“Dennis” turned out later to be a man named Bob Lazar, who claimed he worked at a secret facility built into a mountainside just south of Area 51′s main facilities.
The story started a UFO stampede that continues to this day. Lazar has tried to put the UFO tales behind him, and has been discredited in the eyes of some critics, but it is a story that simply won’t go away.
The I-Team’s George Knapp coaxed Lazar into talking about the last quarter century of UFO craziness.
The story that Bob Lazar told 25 years ago this week has gone around the world many times over, inspiring books and TV shows, and movies.
Another repository of Area 51 lore is the exhibit at the Atomic Testing Museum. While in town recently for the interview, Lazar took the tour.

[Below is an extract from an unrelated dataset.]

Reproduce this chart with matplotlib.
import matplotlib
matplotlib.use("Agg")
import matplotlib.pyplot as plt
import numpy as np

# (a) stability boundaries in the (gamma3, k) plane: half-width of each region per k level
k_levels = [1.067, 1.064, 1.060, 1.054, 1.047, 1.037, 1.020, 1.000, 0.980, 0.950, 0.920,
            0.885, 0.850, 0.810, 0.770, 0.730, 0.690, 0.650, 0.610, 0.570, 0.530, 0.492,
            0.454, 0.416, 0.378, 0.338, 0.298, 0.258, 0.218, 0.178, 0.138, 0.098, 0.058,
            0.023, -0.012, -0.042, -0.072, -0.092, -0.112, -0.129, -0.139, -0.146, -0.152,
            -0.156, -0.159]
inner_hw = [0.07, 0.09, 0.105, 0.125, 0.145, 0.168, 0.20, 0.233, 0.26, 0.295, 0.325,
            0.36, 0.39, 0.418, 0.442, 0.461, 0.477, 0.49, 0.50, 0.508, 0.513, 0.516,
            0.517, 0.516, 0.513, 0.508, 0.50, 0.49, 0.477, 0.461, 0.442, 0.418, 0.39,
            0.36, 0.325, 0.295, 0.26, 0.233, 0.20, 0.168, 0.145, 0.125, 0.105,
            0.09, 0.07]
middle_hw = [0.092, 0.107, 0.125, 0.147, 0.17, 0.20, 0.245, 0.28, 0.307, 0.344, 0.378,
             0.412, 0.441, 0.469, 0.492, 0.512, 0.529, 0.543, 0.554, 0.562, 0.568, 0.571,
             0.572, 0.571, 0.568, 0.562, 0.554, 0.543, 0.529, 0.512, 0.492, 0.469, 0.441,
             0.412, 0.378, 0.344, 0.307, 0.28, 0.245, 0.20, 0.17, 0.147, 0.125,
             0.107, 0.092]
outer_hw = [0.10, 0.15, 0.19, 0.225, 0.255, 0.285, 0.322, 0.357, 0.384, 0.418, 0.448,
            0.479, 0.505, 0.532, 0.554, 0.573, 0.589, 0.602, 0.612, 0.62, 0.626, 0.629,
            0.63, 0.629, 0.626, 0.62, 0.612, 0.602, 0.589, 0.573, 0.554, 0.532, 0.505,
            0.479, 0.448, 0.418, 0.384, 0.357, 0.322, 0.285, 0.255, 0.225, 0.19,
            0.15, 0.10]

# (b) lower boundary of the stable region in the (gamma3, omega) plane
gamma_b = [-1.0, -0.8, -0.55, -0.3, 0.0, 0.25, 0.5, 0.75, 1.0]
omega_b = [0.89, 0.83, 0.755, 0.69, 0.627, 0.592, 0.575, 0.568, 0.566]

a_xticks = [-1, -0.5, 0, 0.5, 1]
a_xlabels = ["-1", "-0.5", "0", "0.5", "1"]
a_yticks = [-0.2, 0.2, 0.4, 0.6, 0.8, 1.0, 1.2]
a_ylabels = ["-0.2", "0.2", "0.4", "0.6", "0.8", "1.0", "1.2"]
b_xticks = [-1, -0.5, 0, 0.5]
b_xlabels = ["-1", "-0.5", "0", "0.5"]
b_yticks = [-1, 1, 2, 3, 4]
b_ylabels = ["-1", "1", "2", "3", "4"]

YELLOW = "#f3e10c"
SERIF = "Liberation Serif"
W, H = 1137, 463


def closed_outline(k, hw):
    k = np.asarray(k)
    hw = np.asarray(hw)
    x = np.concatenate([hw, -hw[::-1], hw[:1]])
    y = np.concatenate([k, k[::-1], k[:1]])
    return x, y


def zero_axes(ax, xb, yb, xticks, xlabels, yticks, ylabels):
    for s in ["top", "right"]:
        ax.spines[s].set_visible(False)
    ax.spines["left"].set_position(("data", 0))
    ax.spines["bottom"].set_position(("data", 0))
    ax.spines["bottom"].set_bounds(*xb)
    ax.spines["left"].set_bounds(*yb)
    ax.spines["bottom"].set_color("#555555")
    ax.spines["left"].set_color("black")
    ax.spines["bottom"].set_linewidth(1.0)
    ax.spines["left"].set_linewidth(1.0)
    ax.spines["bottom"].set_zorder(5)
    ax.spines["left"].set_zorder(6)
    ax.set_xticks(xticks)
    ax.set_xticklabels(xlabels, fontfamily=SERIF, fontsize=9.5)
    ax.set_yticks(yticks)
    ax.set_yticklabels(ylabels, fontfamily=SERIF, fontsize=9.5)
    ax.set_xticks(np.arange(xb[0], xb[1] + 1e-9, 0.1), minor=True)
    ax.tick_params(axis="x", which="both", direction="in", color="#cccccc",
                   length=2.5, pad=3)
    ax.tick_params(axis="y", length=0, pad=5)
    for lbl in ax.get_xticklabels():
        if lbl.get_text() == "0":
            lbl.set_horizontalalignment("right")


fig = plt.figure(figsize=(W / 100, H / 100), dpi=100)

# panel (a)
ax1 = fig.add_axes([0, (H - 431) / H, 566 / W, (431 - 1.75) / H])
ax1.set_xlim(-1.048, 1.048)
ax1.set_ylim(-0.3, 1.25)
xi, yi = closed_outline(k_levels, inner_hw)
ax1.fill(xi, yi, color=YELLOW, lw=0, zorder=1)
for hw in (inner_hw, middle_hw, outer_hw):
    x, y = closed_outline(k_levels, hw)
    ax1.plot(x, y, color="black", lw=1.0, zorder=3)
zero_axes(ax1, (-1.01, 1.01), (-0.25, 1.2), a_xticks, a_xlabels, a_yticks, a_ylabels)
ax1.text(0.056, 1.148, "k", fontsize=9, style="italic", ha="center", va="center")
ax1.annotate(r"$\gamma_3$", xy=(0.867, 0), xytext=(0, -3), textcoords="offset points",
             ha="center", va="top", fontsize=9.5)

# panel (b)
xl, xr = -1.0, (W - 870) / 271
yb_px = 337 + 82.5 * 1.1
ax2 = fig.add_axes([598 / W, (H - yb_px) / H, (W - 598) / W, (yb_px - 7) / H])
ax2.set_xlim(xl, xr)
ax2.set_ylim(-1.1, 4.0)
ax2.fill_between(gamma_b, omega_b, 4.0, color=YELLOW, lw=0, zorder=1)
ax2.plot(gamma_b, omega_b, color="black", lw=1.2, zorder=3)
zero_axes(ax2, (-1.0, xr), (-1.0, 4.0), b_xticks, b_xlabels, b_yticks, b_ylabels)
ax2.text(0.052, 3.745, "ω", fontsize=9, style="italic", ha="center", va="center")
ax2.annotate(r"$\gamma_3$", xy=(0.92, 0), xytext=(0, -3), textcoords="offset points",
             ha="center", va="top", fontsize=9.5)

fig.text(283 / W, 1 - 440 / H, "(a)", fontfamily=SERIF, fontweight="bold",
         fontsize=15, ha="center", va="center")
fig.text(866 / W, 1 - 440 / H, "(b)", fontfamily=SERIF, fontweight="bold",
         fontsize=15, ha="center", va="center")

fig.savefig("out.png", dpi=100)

He watched tapes of the first interviews he ever gave about his time working at S-4 and plowed through boxes of paperwork about his claims. Lazar re-iterated his preference that people don’t believe his story.
“Look, I’m not out there giving UFO lectures, producing tapes. This is not a business of mine. I am trying to run a scientific business, and if I’m the UFO guy, it makes it really difficult, it is to my benefit that people don’t believe the story,” Lazar said.
These days, Lazar and his wife operate a scientific supply firm in Michigan. He has received media coverage because of the odd stuff he sells online but not everyone has made the connection to Area 51 and the stampede he started back in 1989, when he told of working at S-4 south of Area 51, where he saw flying saucers so advanced they had to be from somewhere else.
This is a model of the reactor that he says was able to generate its own gravitational field, powered by what he called element 115.
“Barry turned on the reactor, which is a flat plate, half a basketball essentially on it, just a hemisphere. And once activated you could not touch the sphere. You put your hand on it, just like poles of a magnet.
The exact same type of force. We had a little golf ball and threw it at it and rebounded and knocked a ceiling tile out of place. That alone is something amazing that could change everything we know today,” Lazar said.
The story exploded among UFO researchers, and just as quickly, led to questions and denouncements.
The I-Team confirmed that Lazar previously worked at Los Alamos National Laboratory, but the I-Team also reported that his claimed education credentials could not be proven.
UFO experts including physicist Stanton Friedman also dug into his background.
“Here is a bright guy. I did a lot of checking. I find a lot of things didn’t check out. It doesn’t mean I disagree with everything he ever said, or that he was a liar all the time. It means I can’t find the story as presented.”
“What he did out there I don’t know,” Friedman said.